▶ **Description of the task**: Locate every line below that contains the word "this" and copy it.

▶ **Information shown**:
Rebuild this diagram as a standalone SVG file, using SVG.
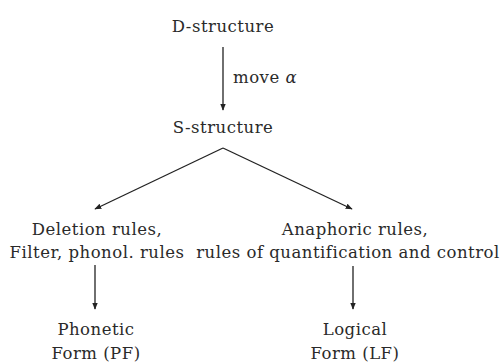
<svg xmlns="http://www.w3.org/2000/svg" width="501" height="363" viewBox="0 0 501 363">
<style>
text{font-family:"DejaVu Serif","Liberation Serif",serif;font-size:16.5px;letter-spacing:0.5px;fill:#2a2a2a;text-anchor:middle}
.c line{stroke:#222;stroke-width:1.3;fill:none}
</style>
<defs>
<marker id="ah" viewBox="0 0 10 10" refX="9" refY="5" markerWidth="7" markerHeight="7" orient="auto" markerUnits="userSpaceOnUse">
<path d="M0,1 L10,5 L0,9 Z" fill="#222"/>
</marker>
</defs>
<rect width="501" height="363" fill="#fff"/>
<g class="c">
<line x1="223" y1="47" x2="223" y2="110" marker-end="url(#ah)"/>
<line x1="223" y1="148" x2="95" y2="209" marker-end="url(#ah)"/>
<line x1="223" y1="148" x2="352" y2="209" marker-end="url(#ah)"/>
<line x1="95" y1="265" x2="95" y2="309" marker-end="url(#ah)"/>
<line x1="353" y1="266" x2="353" y2="309" marker-end="url(#ah)"/>
</g>
<g id="dstructure"><text x="223" y="32">D-structure</text></g>
<g id="move"><text x="233" y="83" style="text-anchor:start">move <tspan font-style="italic">α</tspan></text></g>
<g id="sstructure"><text x="223" y="133">S-structure</text></g>
<g id="deletion"><text x="97" y="235">Deletion rules,</text><text x="97" y="258">Filter, phonol. rules</text></g>
<g id="anaphoric"><text x="355" y="235">Anaphoric rules,</text><text x="348" y="258">rules of quantification and control</text></g>
<g id="pf"><text x="96" y="335">Phonetic</text><text x="96" y="359">Form (PF)</text></g>
<g id="lf"><text x="355" y="335">Logical</text><text x="355" y="359">Form (LF)</text></g>
</svg>
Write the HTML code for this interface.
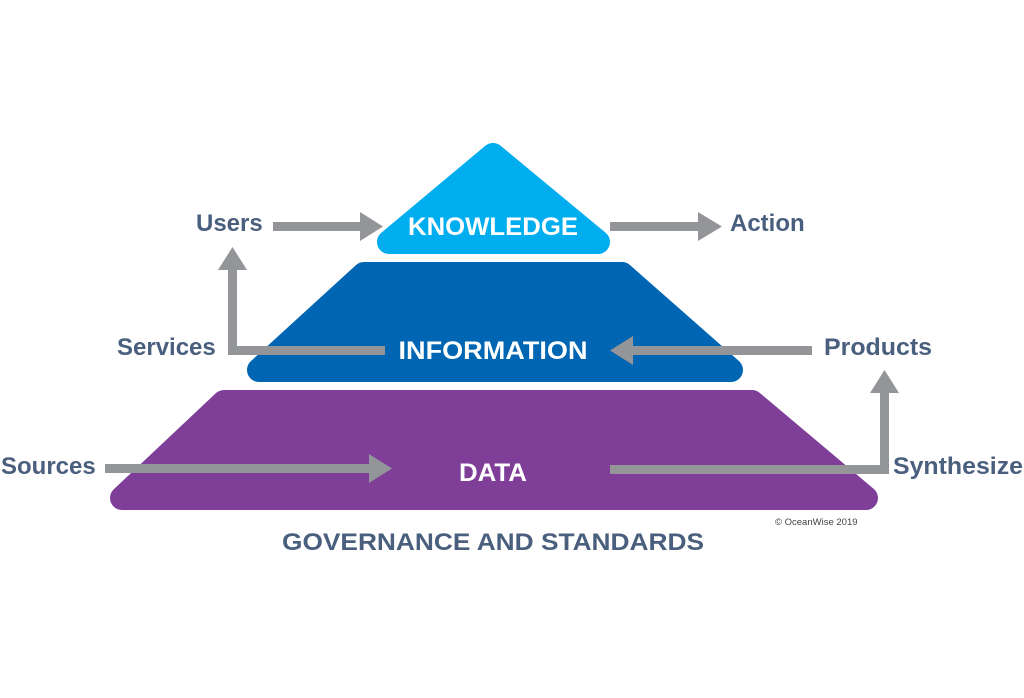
<!DOCTYPE html>
<html><head><style>
html,body{margin:0;padding:0;background:#fff;}
svg{display:block;}
text{font-family:"Liberation Sans",sans-serif;font-weight:bold;}
</style></head><body>
<svg width="1024" height="698" viewBox="0 0 1024 698" xmlns="http://www.w3.org/2000/svg">
<rect width="1024" height="698" fill="#fff"/>
<!-- Data -->
<polygon points="224,402 752,402 866,498 122,498" fill="#7f3f98" stroke="#7f3f98" stroke-width="24" stroke-linejoin="round"/>
<!-- Information -->
<polygon points="364,274 622,274 731,370 259,370" fill="#0066b3" stroke="#0066b3" stroke-width="24" stroke-linejoin="round"/>
<!-- Knowledge -->
<polygon points="493,155 598,242 389,242" fill="#00aeef" stroke="#00aeef" stroke-width="24" stroke-linejoin="round"/>

<g fill="#939598" stroke="none">
<rect x="273" y="222" width="92" height="9"/>
<polygon points="360,212 383,226.5 360,241"/>
<rect x="610" y="222" width="92" height="9"/>
<polygon points="698,212 722,226.5 698,241"/>
<rect x="228" y="346" width="157" height="9"/>
<rect x="228" y="268" width="9" height="87"/>
<polygon points="218,270 232.5,247 247,270"/>
<rect x="630" y="346" width="182" height="9"/>
<polygon points="633,336 610,350.5 633,365"/>
<rect x="105" y="464" width="270" height="9"/>
<polygon points="369,454 392,468.5 369,483"/>
<rect x="610" y="465" width="279" height="9"/>
<rect x="880" y="390" width="9" height="84"/>
<polygon points="870,393 884.5,370 899,393"/>
</g>

<g fill="#fff" font-size="25" text-anchor="middle">
<text x="493" y="235" textLength="170" lengthAdjust="spacingAndGlyphs">KNOWLEDGE</text>
<text x="493" y="359" textLength="189" lengthAdjust="spacingAndGlyphs">INFORMATION</text>
<text x="493" y="481" textLength="68" lengthAdjust="spacingAndGlyphs">DATA</text>
</g>
<g fill="#4a5f7e" font-size="24">
<text x="196" y="231">Users</text>
<text x="730" y="231">Action</text>
<text x="117" y="355">Services</text>
<text x="824" y="355" textLength="108" lengthAdjust="spacingAndGlyphs">Products</text>
<text x="1" y="474">Sources</text>
<text x="893" y="474" textLength="130" lengthAdjust="spacingAndGlyphs">Synthesize</text>
<text x="282" y="550" font-size="24" textLength="422" lengthAdjust="spacingAndGlyphs">GOVERNANCE AND STANDARDS</text>
</g>
<text x="775" y="525" font-size="9.5" fill="#444" style="font-weight:normal">© OceanWise 2019</text>
</svg>
</body></html>
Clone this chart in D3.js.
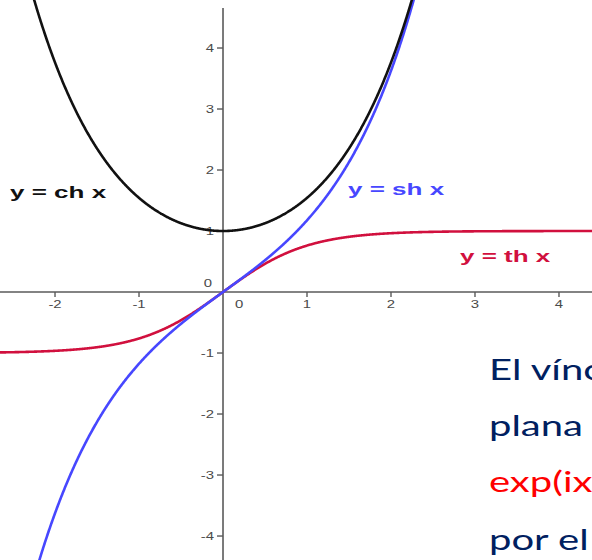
<!DOCTYPE html>
<html>
<head>
<meta charset="utf-8">
<script src="https://cdn.jsdelivr.net/npm/d3@7"></script>
<style>
  html, body { margin: 0; padding: 0; background: #fff; overflow: hidden; }
  svg { display: block; }
</style>
</head>
<body>
<script>
// Hyperbolic functions plotted on a shared pair of axes
const xTicks = [-2, -1, 1, 2, 3, 4];
const yTicks = [-4, -3, -2, -1, 1, 2, 3, 4];
const curveNames = ["ch", "sh", "th"];
const curveFns = [Math.cosh, Math.sinh, Math.tanh];
const curveLabels = ["y = ch x", "y = sh x", "y = th x"];
const noteLines = ["El vínculo", "plana", "exp(ix)", "por el"];

const W = 592, H = 560;
const xDomain = [-2.655, 4.393];
const yDomain = [-4.393, 4.787];

const svg = d3.select("body").append("svg").attr("width", W).attr("height", H);

const x = d3.scaleLinear().domain(xDomain).range([0, W]);
const y = d3.scaleLinear().domain(yDomain).range([H, 0]);

const stretch = 1.42;
const axisColor = "#5a5a5a";
const tickText = "#4a4a4a";

// x axis
svg.append("line")
  .attr("x1", 0).attr("x2", W)
  .attr("y1", y(0)).attr("y2", y(0))
  .attr("stroke", axisColor).attr("stroke-width", 1.6);
// y axis
svg.append("line")
  .attr("x1", x(0)).attr("x2", x(0))
  .attr("y1", 8).attr("y2", H)
  .attr("stroke", axisColor).attr("stroke-width", 1.6);

// x ticks
const xt = svg.append("g");
xTicks.forEach(v => {
  xt.append("line")
    .attr("x1", x(v)).attr("x2", x(v))
    .attr("y1", y(0)).attr("y2", y(0) + 5)
    .attr("stroke", axisColor).attr("stroke-width", 1.4);
  xt.append("text")
    .attr("transform", `translate(${x(v)},${y(0) + 16}) scale(${stretch},1)`)
    .attr("text-anchor", "middle")
    .attr("font-family", "Liberation Sans, Arial, sans-serif")
    .attr("font-size", 10.5)
    .attr("fill", tickText)
    .text(v);
});

// y ticks
const yt = svg.append("g");
yTicks.forEach(v => {
  yt.append("line")
    .attr("x1", x(0) - 6).attr("x2", x(0))
    .attr("y1", y(v)).attr("y2", y(v))
    .attr("stroke", axisColor).attr("stroke-width", 1.4);
  yt.append("text")
    .attr("transform", `translate(${x(0) - 9},${y(v) + 4}) scale(${stretch},1)`)
    .attr("text-anchor", "end")
    .attr("font-family", "Liberation Sans, Arial, sans-serif")
    .attr("font-size", 10.5)
    .attr("fill", tickText)
    .text(v);
});

// origin labels
[[x(0) - 11, y(0) - 5, "end"], [x(0) + 12, y(0) + 16, "start"]].forEach(([tx, ty, anchor]) => {
  svg.append("text")
    .attr("transform", `translate(${tx},${ty}) scale(${stretch},1)`)
    .attr("text-anchor", anchor)
    .attr("font-family", "Liberation Sans, Arial, sans-serif")
    .attr("font-size", 10.5)
    .attr("fill", tickText)
    .text(0);
});

// curves
const curveColor = { ch: "#111111", sh: "#4747ff", th: "#d1103e" };
const xs = d3.range(1400).map(i => xDomain[0] + (xDomain[1] - xDomain[0]) * i / 1399);
svg.append("clipPath").attr("id", "plot")
  .append("rect").attr("x", 0).attr("y", 0).attr("width", W).attr("height", H);

const line = d3.line().x(d => x(d[0])).y(d => y(d[1]));
const order = ["th", "sh", "ch"];
order.forEach(name => {
  const i = curveNames.indexOf(name);
  const pts = xs.map(v => [v, curveFns[i](v)]).filter(d => d[1] > -6 && d[1] < 6);
  svg.append("path")
    .attr("d", line(pts))
    .attr("clip-path", "url(#plot)")
    .attr("fill", "none")
    .attr("stroke", curveColor[name])
    .attr("stroke-width", 2.6)
    .attr("stroke-linejoin", "round");
});

// curve labels
const labelPos = { ch: [10, 198], sh: [348, 195], th: [460, 262] };
curveNames.forEach((name, i) => {
  svg.append("text")
    .attr("transform", `translate(${labelPos[name][0]},${labelPos[name][1]}) scale(1.53,1)`)
    .attr("font-family", "Liberation Sans, Arial, sans-serif")
    .attr("font-weight", "bold")
    .attr("font-size", 17)
    .attr("fill", curveColor[name])
    .text(curveLabels[i]);
});

// accompanying note text
const noteColor = ["#002060", "#002060", "#ff0000", "#002060"];
const noteBase = [380, 436, 492, 550];
noteLines.forEach((t, i) => {
  svg.append("text")
    .attr("transform", `translate(489,${noteBase[i]}) scale(1.38,1)`)
    .attr("font-family", "Lato, 'Open Sans', sans-serif")
    .attr("font-size", 29)
    .attr("fill", noteColor[i])
    .text(t);
});
</script>
</body>
</html>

▶ **Exercise result**:
Rebuild this diagram as a standalone SVG file, using SVG.
Write the HTML code for this interface.
Clone this chart in D3.js.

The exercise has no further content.